Right now sucks. I've been in some suck situations that were similar as well--both in poly relationships and mono ones. Relationships can suck like that. They also can get better, or they can end. With kids involved, your relationship will never really end so much as change. Whatever your outcome, I hope everyone finds more happiness in the future.

As for the wife, even if she doesn't post her own story here, she might derive benefit from reading posts here. Some of what she sees in your posts may show her just how you feel and how you're trying to be a good man. She may see some things on dealing with poly life in general and NRE in particular that help her adapt. She doesn't need to post in order to benefit. As for her concern at you posting, you've shared no personal details that would identify you or her, so you're basically [mono guy Y] and [poly wife X] with [V partner T]. Even so, it's pretty clear that this group wants you all to be happier and healthier, so having a bunch of folks that want to help her help make things better isn't a bad thing.

That said, how do we deal with the present?

Everyone right now is likely in a heightened emotional state. Everything will be at extremes. You hurt more, you annoy her more, she annoys you more, T seems nicer, and T seems scarier. For those of us that have been there, these are true things--you're not alone in what you're feeling.

Probably the most important thing I can say is for you to focus on reducing your emotional level. You're an executive, so you know how to make tough calls. You work super hard, so hard work isn't too much for you. Right now you're faced with a bunch of conflicting data, and you want to make a call and start to move forward, but you'll be okay if you let this call simmer for a while. No jokes. You can work on the relationship or pull the plug in two weeks just as much as right now. But you want to be in a better place when you do. Your username is RobertCourage, dude. It takes a lot of courage to handle what you have in front of you, and I don't think you picked that name on accident. Sometimes courage means standing there and facing a fear without flinching while the rest of the troops muster up.
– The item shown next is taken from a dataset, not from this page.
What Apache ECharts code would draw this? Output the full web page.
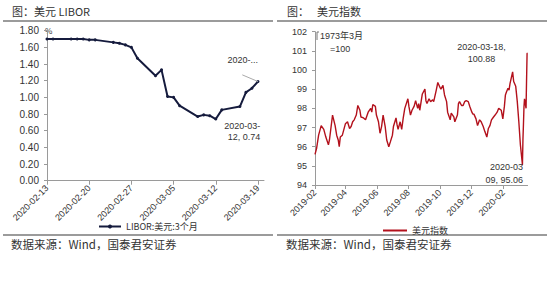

In the meantime, what does RC really love to do? Part of reducing your heightened emotions and stress is finding things that you really enjoy. The weekend is almost here. What can you do this weekend that would be fun? Forget about the emotions, forget about the talking and the worry, forget about everything but having a god time. Strung out RC isn't going to be as good a dad as chill and happy RC.

Will you have a chance to do something with the kids? They're at the age where a day at the water park or similar might be a neat way for you to bond with them, get some sun, and decompress. Whether the wife comes along or not is not nearly as important as RC getting some RC time. If that means you send the wife and kids off the see Harry Potter (part #zillion) while you wear boxers around the house and sing show tunes, go for it. (But please wrap up the boxers and show tunes before the kids get home--no need to scar them forever. )

You're super focused on the family and the wife and the kids. What if you took care of just yourself and let everything else wait until you're in better shape? It's laudible that you're worried about everything, but sometimes worrying about everything undermines our operational effectiveness.